**Exercise:**
Reproduce the lines exactly, beginning with the line that has "Reproduce this chart with matplotlib." and ending with the line that has "18.5, 18.5, 18.6, 18.7, 18.8, 18.9, 19.0]". Images are left out.

— start of Provided data —

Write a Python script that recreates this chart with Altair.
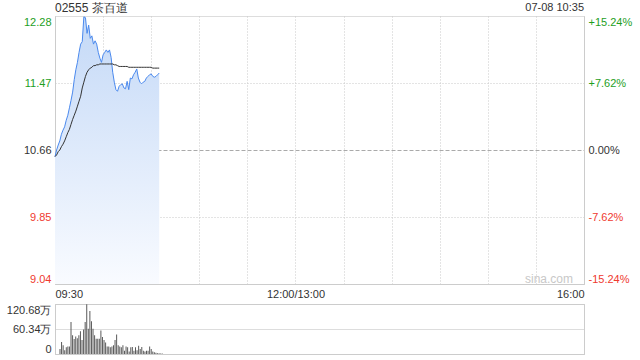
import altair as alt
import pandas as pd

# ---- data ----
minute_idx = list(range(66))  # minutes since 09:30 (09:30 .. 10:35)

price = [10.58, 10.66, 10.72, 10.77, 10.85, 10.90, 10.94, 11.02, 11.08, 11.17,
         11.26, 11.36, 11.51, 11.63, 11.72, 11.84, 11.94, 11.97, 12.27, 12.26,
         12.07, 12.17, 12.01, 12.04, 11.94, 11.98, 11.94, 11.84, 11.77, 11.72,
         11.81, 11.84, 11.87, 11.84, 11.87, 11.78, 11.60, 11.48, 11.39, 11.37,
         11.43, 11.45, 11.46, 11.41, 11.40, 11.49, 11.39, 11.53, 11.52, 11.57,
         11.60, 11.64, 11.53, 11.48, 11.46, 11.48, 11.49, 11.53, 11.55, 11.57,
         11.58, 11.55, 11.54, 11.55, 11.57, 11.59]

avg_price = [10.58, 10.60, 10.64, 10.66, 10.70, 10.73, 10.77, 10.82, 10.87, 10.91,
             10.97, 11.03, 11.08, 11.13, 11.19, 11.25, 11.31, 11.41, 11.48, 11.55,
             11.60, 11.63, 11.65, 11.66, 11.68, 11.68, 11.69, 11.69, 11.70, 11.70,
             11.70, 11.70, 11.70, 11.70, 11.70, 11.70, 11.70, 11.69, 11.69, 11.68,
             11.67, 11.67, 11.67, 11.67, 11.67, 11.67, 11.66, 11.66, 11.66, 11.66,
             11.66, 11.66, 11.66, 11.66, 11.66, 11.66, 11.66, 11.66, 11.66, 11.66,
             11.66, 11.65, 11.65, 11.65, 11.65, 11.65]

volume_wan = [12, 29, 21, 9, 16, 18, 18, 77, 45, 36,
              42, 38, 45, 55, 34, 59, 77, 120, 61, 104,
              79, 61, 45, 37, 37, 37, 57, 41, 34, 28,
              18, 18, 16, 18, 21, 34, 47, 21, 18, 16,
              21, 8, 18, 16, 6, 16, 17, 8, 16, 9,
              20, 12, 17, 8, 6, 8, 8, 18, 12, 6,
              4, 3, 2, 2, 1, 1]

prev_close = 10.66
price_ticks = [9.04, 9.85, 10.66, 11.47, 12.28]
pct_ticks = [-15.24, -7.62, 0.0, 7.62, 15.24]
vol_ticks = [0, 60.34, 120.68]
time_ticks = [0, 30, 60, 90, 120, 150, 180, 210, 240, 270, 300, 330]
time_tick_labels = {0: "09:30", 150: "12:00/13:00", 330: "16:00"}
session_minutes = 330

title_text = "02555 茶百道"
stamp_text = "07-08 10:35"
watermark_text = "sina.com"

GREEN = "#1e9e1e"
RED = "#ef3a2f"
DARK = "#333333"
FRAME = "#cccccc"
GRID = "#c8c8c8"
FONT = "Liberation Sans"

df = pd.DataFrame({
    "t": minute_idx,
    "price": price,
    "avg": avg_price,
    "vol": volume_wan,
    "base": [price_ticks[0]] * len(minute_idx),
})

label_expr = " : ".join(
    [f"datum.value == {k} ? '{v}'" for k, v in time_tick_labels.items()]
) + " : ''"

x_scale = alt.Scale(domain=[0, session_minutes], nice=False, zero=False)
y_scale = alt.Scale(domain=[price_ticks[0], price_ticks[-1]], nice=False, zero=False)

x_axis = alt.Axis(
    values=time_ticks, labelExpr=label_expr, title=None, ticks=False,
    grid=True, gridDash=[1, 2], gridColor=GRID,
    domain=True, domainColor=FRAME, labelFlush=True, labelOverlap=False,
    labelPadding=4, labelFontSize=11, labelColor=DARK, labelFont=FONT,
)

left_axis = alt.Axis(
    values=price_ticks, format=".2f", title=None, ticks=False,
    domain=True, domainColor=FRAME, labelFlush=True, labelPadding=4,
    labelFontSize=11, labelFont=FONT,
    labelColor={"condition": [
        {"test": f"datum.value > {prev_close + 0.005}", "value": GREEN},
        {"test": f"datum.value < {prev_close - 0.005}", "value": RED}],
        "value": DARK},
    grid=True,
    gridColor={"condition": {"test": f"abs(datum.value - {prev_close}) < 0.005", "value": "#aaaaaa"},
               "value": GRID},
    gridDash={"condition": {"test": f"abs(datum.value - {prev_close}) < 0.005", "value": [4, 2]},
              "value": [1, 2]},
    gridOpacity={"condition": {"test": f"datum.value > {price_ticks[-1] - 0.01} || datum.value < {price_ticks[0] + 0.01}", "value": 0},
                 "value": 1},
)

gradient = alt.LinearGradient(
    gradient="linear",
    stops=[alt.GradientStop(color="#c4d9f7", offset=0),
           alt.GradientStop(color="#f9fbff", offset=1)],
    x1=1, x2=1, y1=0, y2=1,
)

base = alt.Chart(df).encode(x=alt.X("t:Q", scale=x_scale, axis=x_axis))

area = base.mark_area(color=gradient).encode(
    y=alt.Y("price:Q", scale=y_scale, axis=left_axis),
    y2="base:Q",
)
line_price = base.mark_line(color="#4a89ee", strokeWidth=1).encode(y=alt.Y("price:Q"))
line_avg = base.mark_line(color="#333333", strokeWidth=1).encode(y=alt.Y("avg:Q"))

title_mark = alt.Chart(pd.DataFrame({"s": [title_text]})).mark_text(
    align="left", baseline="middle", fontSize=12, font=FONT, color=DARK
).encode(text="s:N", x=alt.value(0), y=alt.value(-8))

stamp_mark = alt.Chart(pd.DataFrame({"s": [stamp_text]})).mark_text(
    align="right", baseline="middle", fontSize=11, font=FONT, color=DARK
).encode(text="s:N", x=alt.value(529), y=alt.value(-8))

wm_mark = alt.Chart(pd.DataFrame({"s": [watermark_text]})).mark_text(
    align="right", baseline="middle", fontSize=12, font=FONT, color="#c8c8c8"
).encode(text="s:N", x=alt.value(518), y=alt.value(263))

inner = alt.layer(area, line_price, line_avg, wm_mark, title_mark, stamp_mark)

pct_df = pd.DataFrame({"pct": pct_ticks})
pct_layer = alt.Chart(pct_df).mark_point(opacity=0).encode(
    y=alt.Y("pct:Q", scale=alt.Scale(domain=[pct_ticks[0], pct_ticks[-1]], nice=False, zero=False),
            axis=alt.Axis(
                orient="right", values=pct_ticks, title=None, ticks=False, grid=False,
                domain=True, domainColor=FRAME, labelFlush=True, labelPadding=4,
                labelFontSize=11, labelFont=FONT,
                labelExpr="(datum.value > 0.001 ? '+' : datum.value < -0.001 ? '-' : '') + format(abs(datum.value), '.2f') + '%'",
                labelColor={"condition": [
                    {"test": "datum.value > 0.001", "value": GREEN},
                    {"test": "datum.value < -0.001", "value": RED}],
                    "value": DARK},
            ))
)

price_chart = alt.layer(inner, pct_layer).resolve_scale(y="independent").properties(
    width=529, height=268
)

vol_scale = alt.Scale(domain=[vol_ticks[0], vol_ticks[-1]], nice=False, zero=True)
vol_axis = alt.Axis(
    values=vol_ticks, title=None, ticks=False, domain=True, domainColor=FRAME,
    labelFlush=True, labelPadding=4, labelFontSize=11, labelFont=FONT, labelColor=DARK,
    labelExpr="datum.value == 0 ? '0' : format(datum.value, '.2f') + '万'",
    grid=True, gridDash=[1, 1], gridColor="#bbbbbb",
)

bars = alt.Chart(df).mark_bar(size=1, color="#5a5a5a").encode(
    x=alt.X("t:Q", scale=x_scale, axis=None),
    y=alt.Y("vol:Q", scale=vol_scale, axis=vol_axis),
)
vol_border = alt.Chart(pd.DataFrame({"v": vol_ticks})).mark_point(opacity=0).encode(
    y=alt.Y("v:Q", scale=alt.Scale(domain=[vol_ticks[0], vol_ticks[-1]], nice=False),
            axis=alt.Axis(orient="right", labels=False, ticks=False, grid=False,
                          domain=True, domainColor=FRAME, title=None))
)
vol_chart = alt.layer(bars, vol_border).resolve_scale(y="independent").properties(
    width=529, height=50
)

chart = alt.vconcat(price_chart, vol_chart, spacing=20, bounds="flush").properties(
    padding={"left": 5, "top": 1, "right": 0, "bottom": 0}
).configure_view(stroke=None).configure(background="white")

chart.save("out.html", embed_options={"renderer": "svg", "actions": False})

— end of Provided data —
— start of Provided data —

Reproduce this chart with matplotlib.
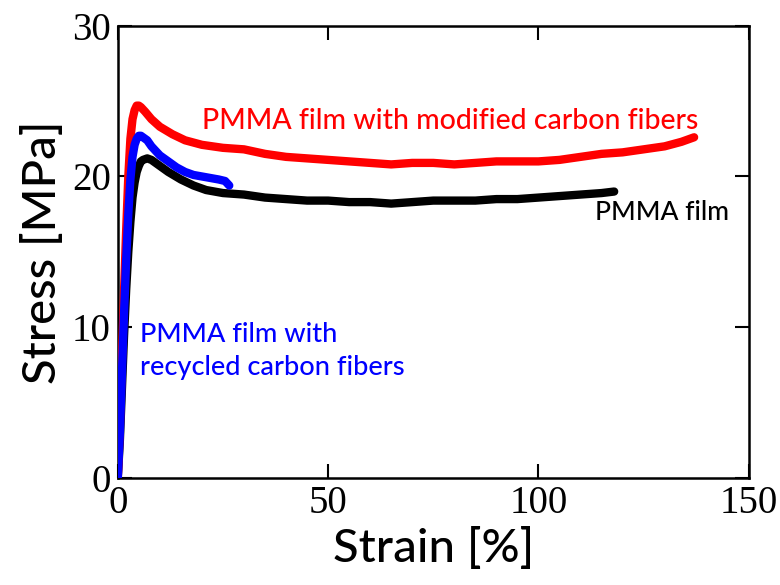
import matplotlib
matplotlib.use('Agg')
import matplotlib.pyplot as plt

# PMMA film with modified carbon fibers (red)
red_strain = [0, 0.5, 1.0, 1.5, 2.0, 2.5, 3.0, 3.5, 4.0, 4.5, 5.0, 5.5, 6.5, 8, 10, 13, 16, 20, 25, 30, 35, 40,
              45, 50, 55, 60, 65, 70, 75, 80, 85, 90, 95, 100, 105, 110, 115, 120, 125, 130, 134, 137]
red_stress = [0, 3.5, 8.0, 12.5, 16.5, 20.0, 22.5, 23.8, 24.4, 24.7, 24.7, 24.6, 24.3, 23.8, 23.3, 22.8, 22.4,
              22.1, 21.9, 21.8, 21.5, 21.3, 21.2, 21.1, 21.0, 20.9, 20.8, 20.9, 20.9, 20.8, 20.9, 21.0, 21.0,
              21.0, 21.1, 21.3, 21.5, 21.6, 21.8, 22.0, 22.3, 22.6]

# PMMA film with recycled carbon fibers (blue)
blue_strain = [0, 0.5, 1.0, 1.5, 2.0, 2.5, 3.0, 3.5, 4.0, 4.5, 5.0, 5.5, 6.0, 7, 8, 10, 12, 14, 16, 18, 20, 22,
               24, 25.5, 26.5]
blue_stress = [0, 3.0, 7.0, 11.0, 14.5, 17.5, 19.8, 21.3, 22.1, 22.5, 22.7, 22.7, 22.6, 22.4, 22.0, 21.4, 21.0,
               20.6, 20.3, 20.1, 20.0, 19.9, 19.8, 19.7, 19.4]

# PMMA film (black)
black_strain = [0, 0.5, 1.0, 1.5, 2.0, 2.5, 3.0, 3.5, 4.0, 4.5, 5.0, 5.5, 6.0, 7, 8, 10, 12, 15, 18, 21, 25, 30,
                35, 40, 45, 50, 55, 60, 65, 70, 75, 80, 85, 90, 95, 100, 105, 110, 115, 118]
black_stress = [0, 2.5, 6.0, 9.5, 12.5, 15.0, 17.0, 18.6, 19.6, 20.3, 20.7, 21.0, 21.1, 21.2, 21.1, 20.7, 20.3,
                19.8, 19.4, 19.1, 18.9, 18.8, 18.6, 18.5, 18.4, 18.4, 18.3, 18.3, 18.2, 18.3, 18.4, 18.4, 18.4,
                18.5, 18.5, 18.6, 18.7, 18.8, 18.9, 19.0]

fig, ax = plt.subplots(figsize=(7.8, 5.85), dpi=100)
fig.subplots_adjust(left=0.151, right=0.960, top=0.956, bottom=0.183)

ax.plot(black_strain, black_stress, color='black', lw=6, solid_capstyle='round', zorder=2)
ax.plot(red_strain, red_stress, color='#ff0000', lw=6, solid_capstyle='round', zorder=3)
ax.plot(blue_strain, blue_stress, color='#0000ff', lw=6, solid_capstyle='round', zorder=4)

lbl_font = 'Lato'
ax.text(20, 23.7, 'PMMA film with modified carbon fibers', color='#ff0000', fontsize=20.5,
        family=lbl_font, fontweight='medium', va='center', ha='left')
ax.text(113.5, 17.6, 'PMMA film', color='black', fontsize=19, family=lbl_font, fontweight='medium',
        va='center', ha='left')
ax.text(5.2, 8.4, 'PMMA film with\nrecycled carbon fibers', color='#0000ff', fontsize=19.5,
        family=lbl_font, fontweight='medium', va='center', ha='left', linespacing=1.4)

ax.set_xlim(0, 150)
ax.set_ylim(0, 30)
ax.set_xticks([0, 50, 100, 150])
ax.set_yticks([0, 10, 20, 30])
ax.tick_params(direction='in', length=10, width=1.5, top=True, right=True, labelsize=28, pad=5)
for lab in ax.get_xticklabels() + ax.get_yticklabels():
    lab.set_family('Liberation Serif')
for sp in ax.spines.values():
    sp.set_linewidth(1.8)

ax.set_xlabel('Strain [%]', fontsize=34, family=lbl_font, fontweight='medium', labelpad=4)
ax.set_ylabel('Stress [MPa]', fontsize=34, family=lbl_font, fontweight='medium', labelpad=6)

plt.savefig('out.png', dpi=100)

— end of Provided data —

**Solution to the problem:**
Reproduce this chart with matplotlib.
import matplotlib
matplotlib.use('Agg')
import matplotlib.pyplot as plt

# PMMA film with modified carbon fibers (red)
red_strain = [0, 0.5, 1.0, 1.5, 2.0, 2.5, 3.0, 3.5, 4.0, 4.5, 5.0, 5.5, 6.5, 8, 10, 13, 16, 20, 25, 30, 35, 40,
              45, 50, 55, 60, 65, 70, 75, 80, 85, 90, 95, 100, 105, 110, 115, 120, 125, 130, 134, 137]
red_stress = [0, 3.5, 8.0, 12.5, 16.5, 20.0, 22.5, 23.8, 24.4, 24.7, 24.7, 24.6, 24.3, 23.8, 23.3, 22.8, 22.4,
              22.1, 21.9, 21.8, 21.5, 21.3, 21.2, 21.1, 21.0, 20.9, 20.8, 20.9, 20.9, 20.8, 20.9, 21.0, 21.0,
              21.0, 21.1, 21.3, 21.5, 21.6, 21.8, 22.0, 22.3, 22.6]

# PMMA film with recycled carbon fibers (blue)
blue_strain = [0, 0.5, 1.0, 1.5, 2.0, 2.5, 3.0, 3.5, 4.0, 4.5, 5.0, 5.5, 6.0, 7, 8, 10, 12, 14, 16, 18, 20, 22,
               24, 25.5, 26.5]
blue_stress = [0, 3.0, 7.0, 11.0, 14.5, 17.5, 19.8, 21.3, 22.1, 22.5, 22.7, 22.7, 22.6, 22.4, 22.0, 21.4, 21.0,
               20.6, 20.3, 20.1, 20.0, 19.9, 19.8, 19.7, 19.4]

# PMMA film (black)
black_strain = [0, 0.5, 1.0, 1.5, 2.0, 2.5, 3.0, 3.5, 4.0, 4.5, 5.0, 5.5, 6.0, 7, 8, 10, 12, 15, 18, 21, 25, 30,
                35, 40, 45, 50, 55, 60, 65, 70, 75, 80, 85, 90, 95, 100, 105, 110, 115, 118]
black_stress = [0, 2.5, 6.0, 9.5, 12.5, 15.0, 17.0, 18.6, 19.6, 20.3, 20.7, 21.0, 21.1, 21.2, 21.1, 20.7, 20.3,
                19.8, 19.4, 19.1, 18.9, 18.8, 18.6, 18.5, 18.4, 18.4, 18.3, 18.3, 18.2, 18.3, 18.4, 18.4, 18.4,
                18.5, 18.5, 18.6, 18.7, 18.8, 18.9, 19.0]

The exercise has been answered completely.